- [TO DO]: Leave the pictures out and retype the lines from the beginning through the line with "from matplotlib.ticker import MultipleLocator", both ends included.

:::::

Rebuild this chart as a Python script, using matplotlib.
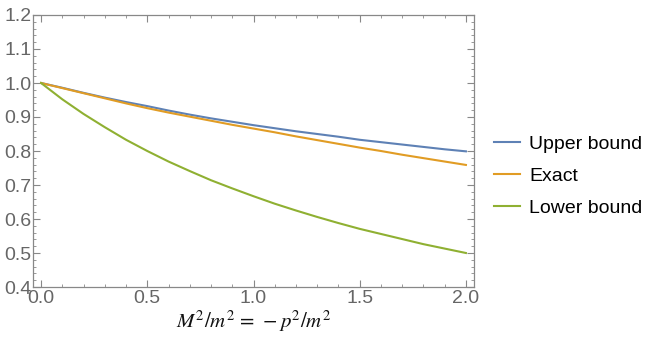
import matplotlib
matplotlib.use("Agg")
import matplotlib.pyplot as plt
from matplotlib.ticker import MultipleLocator

# values
x = [0.0, 0.1, 0.2, 0.3, 0.4, 0.5, 0.6, 0.7, 0.8, 0.9, 1.0,
     1.1, 1.2, 1.3, 1.4, 1.5, 1.6, 1.7, 1.8, 1.9, 2.0]
upper = [1.0, 0.986, 0.971, 0.957, 0.944, 0.932, 0.919, 0.907, 0.896, 0.886, 0.876,
         0.867, 0.858, 0.850, 0.842, 0.833, 0.826, 0.819, 0.812, 0.805, 0.799]
exact = [1.0, 0.985, 0.970, 0.955, 0.940, 0.926, 0.913, 0.901, 0.889, 0.877, 0.866,
         0.855, 0.843, 0.832, 0.821, 0.810, 0.800, 0.789, 0.779, 0.769, 0.759]
lower = [1.0, 0.952, 0.909, 0.870, 0.833, 0.800, 0.769, 0.741, 0.714, 0.690, 0.667,
         0.645, 0.625, 0.606, 0.588, 0.571, 0.556, 0.541, 0.526, 0.513, 0.500]
labels = ["Upper bound", "Exact", "Lower bound"]
colors = ["#5E81B5", "#E19C24", "#8FB032"]

plt.rcParams['font.family'] = ['Liberation Sans', 'DejaVu Sans']
plt.rcParams['mathtext.fontset'] = 'stix'

fig = plt.figure(figsize=(6.59, 3.56), dpi=100)
ax = fig.add_axes([33/659, 1-287/356, 441/659, 272/356])

for ys, lab, c in zip([upper, exact, lower], labels, colors):
    ax.plot(x, ys, color=c, lw=1.5, label=lab)

ax.set_xlim(-0.038, 2.038)
ax.set_ylim(0.4, 1.2)
ax.xaxis.set_major_locator(MultipleLocator(0.5))
ax.xaxis.set_minor_locator(MultipleLocator(0.1))
ax.yaxis.set_major_locator(MultipleLocator(0.1))
ax.yaxis.set_minor_locator(MultipleLocator(0.02))
ax.xaxis.set_major_formatter(lambda v, p: f"{v:.1f}")
ax.yaxis.set_major_formatter(lambda v, p: f"{v:.1f}")

gray = "#666666"
for s in ax.spines.values():
    s.set_color("#888888")
    s.set_linewidth(0.9)
ax.tick_params(which='both', direction='in', top=True, right=True,
               colors="#888888", labelcolor=gray, labelsize=14)
ax.tick_params(which='major', length=5, width=0.8)
ax.tick_params(which='minor', length=2.5, width=0.6)
ax.tick_params(axis='x', pad=2)
ax.tick_params(axis='y', pad=1)

ax.set_xlabel(r"$M^2/m^2\,=\,-p^2/m^2$", fontsize=15, color="#111111", labelpad=1)

fig.legend(loc='center left', bbox_to_anchor=(494/659, 1-176/356),
           frameon=False, fontsize=14, handlelength=1.35, handletextpad=0.45,
           labelspacing=0.75, borderpad=0, borderaxespad=0)

fig.savefig("out.png", dpi=100)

:::::

- [ANSWER TO THE TASK]:
Rebuild this chart as a Python script, using matplotlib.
import matplotlib
matplotlib.use("Agg")
import matplotlib.pyplot as plt
from matplotlib.ticker import MultipleLocator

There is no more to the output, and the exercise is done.